SLAWI– Seiring dengan penambahan anggaran dana desa (DD) dan alokasi dana desa (ADD) maka kecenderungan terjadinya kecurangan dalam penggunaan anggaran tersebut semakin besar. Untuk itu perlu adanya pengendalian yang efektif sebagai upaya pencegahan tindakan kecurangan dalam pengelolaan dana desa. Salah satu usahanya yakni dengan meniru konsep BPK dalam laporan keuangan dengan memberikan predikat opini wajar tanpa pengecualian (WTP) tingkat desa dari Inspektorat Kabupaten Tegal. Hal ini disampaikan Bupati Tegal, Umi Azizah dalam Rapat Komite Audit Kabupaten Tegal yang bertempat di Aula Inspektorat Kabupaten Tegal, Selasa (3/12).
Menurut Umi, hal tersebut sebagai salah satu usaha pencegahan penyalahgunaan dalam pengelolaan anggaran dari sisi administrasi.
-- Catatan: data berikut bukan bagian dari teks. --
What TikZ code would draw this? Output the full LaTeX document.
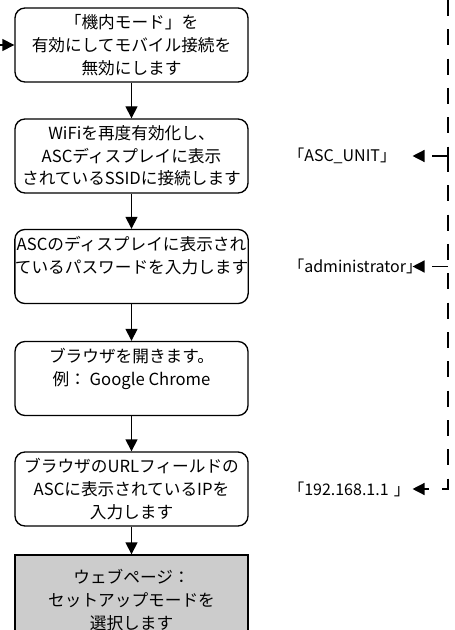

Selain ide pemberian penilaian opini WTP tingkat desa, Umi juga menyarankan kepada Aparat Pengawas Internal Pemerintah (APIP) dalam melakukan evaluasi capaian program kegiatan tidak hanya berorientasi pada serapan anggaran saja namun juga pada hasil atau outcome
Sementara itu, Sekretaris Daerah Kabupaten Tegal, Widodo Joko Mulyono, yang sekaligus sebagai Ketua Komite Audit Kabupaten Tegal menyampaikan bahwasanya dengan jumlah desa sebanyak 281 maka idealnya jumlah auditor sebanyak 76 orang namun saat ini jumlahnya baru 31 orang. Sementara untuk Pengawas Penyelenggaraan Urusan Pemerintahan di Daerah (P2UPD) kebutuhannya 48 orang dan baru tersedia 10 orang. Untuk itu kebutuhan tersebut akan dipenuhi secara bertahap melalui formasi seleksi CPNS dan inpassing jabatan fungsional.
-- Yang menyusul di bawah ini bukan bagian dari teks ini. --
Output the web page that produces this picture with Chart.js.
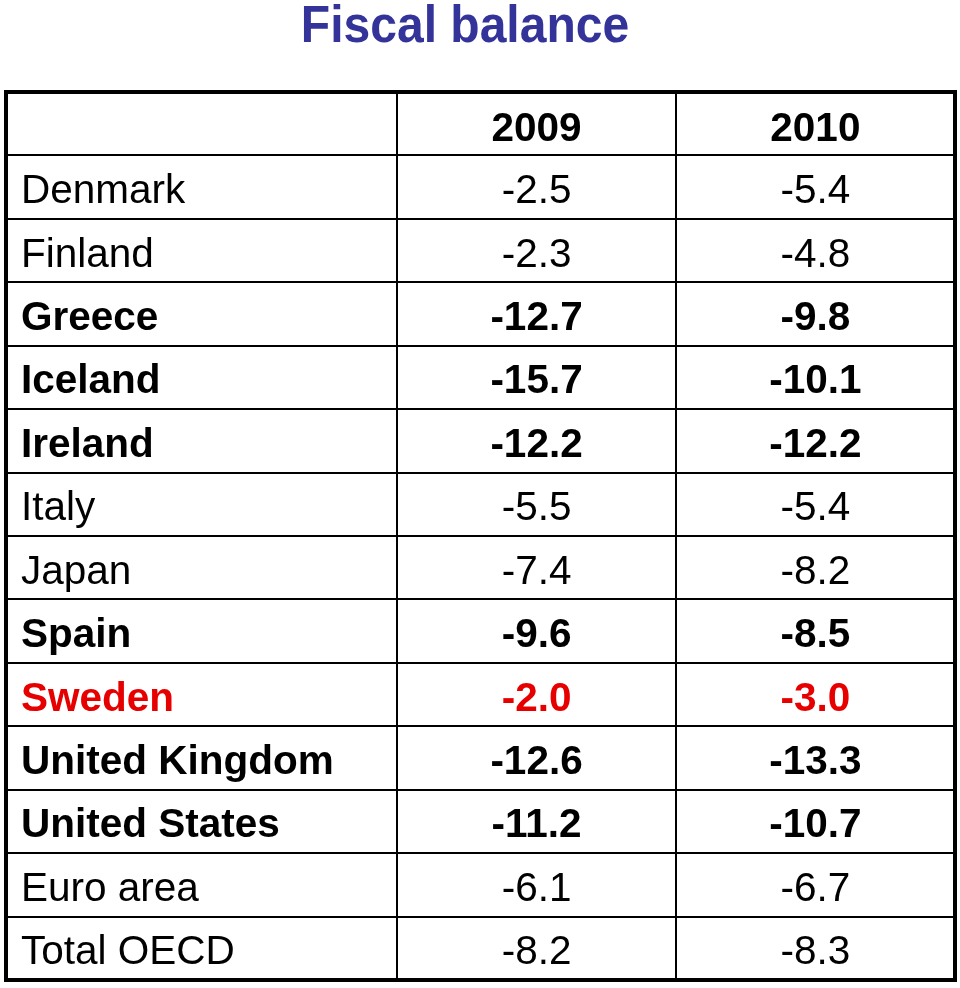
<!DOCTYPE html>
<html>
<head>
<meta charset="utf-8">
<title>Fiscal balance</title>
<script src="https://cdn.jsdelivr.net/npm/chart.js@4.4.1/dist/chart.umd.min.js"></script>
<style>
  html, body { margin: 0; padding: 0; background: #fff; }
  #wrap { width: 960px; height: 988px; }
</style>
</head>
<body>
<div id="wrap"><canvas id="table" width="960" height="988"></canvas></div>
<script>
// Table data
const chartTitle = 'Fiscal balance';
const years = ['2009', '2010'];
const countries = ['Denmark', 'Finland', 'Greece', 'Iceland', 'Ireland', 'Italy', 'Japan',
    'Spain', 'Sweden', 'United Kingdom', 'United States', 'Euro area', 'Total OECD'];
const values2009 = [-2.5, -2.3, -12.7, -15.7, -12.2, -5.5, -7.4, -9.6, -2.0, -12.6, -11.2, -6.1, -8.2];
const values2010 = [-5.4, -4.8, -9.8, -10.1, -12.2, -5.4, -8.2, -8.5, -3.0, -13.3, -10.7, -6.7, -8.3];
const boldRows = ['Greece', 'Iceland', 'Ireland', 'Spain', 'Sweden', 'United Kingdom', 'United States'];
const highlightRows = ['Sweden'];

// column edges on the x scale (0..1)
const colEdges = [0, 0.4124, 0.7057, 1];
const rowCount = countries.length + 1;

function rowCenter(i) { return i + 1.5; }
function colCenter(c) { return (colEdges[c] + colEdges[c + 1]) / 2; }

function fontFor(bold) {
    return (bold ? 'bold ' : '') + '40.5px "Liberation Sans", Arial, sans-serif';
}

const tablePlugin = {
    id: 'tableText',
    afterDraw(chart) {
        const ctx = chart.ctx;
        const area = chart.chartArea;
        const xs = chart.scales.x;
        const ys = chart.scales.y;

        ctx.save();
        // title
        ctx.fillStyle = '#333399';
        ctx.font = 'bold 49px "Liberation Sans", Arial, sans-serif';
        ctx.textAlign = 'center';
        ctx.textBaseline = 'alphabetic';
        ctx.translate(465, 42);
        ctx.scale(0.98, 1.04);
        ctx.fillText(chartTitle, 0, 0);
        ctx.restore();

        // outer border
        ctx.save();
        ctx.strokeStyle = '#000';
        ctx.lineWidth = 4;
        ctx.strokeRect(area.left, area.top, area.right - area.left, area.bottom - area.top);
        ctx.restore();

        ctx.save();
        ctx.textBaseline = 'alphabetic';

        // header row
        ctx.fillStyle = '#000';
        ctx.font = fontFor(true);
        ctx.textAlign = 'center';
        const headY = ys.getPixelForValue(0.5) + 17;
        years.forEach((yr, c) => {
            ctx.fillText(yr, xs.getPixelForValue(colCenter(c + 1)), headY);
        });

        // country labels
        countries.forEach((name, i) => {
            const bold = boldRows.includes(name);
            ctx.fillStyle = highlightRows.includes(name) ? '#e60000' : '#000';
            ctx.font = fontFor(bold);
            ctx.textAlign = 'left';
            ctx.fillText(name, xs.getPixelForValue(0) + 15, ys.getPixelForValue(rowCenter(i)) + 16);
        });

        // values from dataset points
        chart.data.datasets.forEach((ds, d) => {
            const meta = chart.getDatasetMeta(d);
            meta.data.forEach((pt, i) => {
                const name = countries[i];
                ctx.fillStyle = highlightRows.includes(name) ? '#e60000' : '#000';
                ctx.font = fontFor(boldRows.includes(name));
                ctx.textAlign = 'center';
                ctx.fillText(ds.values[i].toFixed(1), pt.x, pt.y + 16);
            });
        });
        ctx.restore();
    }
};

function gridScale(extra) {
    return Object.assign({
        type: 'linear',
        ticks: { display: false },
        border: { display: false },
        grid: { color: '#000', lineWidth: 2, drawTicks: false }
    }, extra);
}

new Chart(document.getElementById('table'), {
    type: 'scatter',
    data: {
        datasets: [
            {
                label: years[0],
                values: values2009,
                data: values2009.map((v, i) => ({ x: colCenter(1), y: rowCenter(i) })),
                pointRadius: 0
            },
            {
                label: years[1],
                values: values2010,
                data: values2010.map((v, i) => ({ x: colCenter(2), y: rowCenter(i) })),
                pointRadius: 0
            }
        ]
    },
    options: {
        responsive: false,
        animation: false,
        devicePixelRatio: 1,
        layout: { padding: { left: 6, right: 5, top: 92, bottom: 8 } },
        plugins: {
            legend: { display: false },
            tooltip: { enabled: false }
        },
        scales: {
            x: gridScale({
                min: 0,
                max: 1,
                afterBuildTicks: s => { s.ticks = colEdges.map(v => ({ value: v })); }
            }),
            y: gridScale({
                min: 0,
                max: rowCount,
                reverse: true,
                afterBuildTicks: s => {
                    s.ticks = Array.from({ length: rowCount + 1 }, (_, i) => ({ value: i }));
                }
            })
        }
    },
    plugins: [tablePlugin]
});
</script>
</body>
</html>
Inspektur Kabupaten Tegal, BK Aribawa menindaklanjuti beban kerja instansinya yang harus melakukan pengawasan terhadap 48 perangkat daerah, 281 desa, 48 SMP, 695 SD dan BUMD maka akan melakukan metode perencanaan pengawasan berbasis risiko. Terkait permintaan Bupati Tegal agar melakukan pengendalian dan pengawasan pengelolaan anggaran sampai dengan tingkat desa, maka pihaknya akan bekerja sama dengan akuntan publik.
“Bagaimana teknis penganggaran dan pelaksanaannya akan kami rumuskan dengan beberapa instansi terkait seperti Bappeda dan Litbang, BPKAD dan Dinas Pemberdayaan Masyarakat dan Desa” jelasnya.
Aribawa juga menyampaikan saat ini pihaknya melihat profil resiko laporan pengelolaan anggaran desa melalui aplikasi sistem keuangan desa (Siskeudes). Namun ada kendala melalui sistem tersebut karena sistem tersebut belum bersifat daring. Untuk itu, dirinya sedang mengusahakan agar sistem tersebut bisa bersifat daring sehingga APIP bisa menganalisis desa mana yang mempunyai profil resiko tinggi. “Target kita tahun ini, paling tidak awal tahun 2020 sudah bisa online” pungkasnya.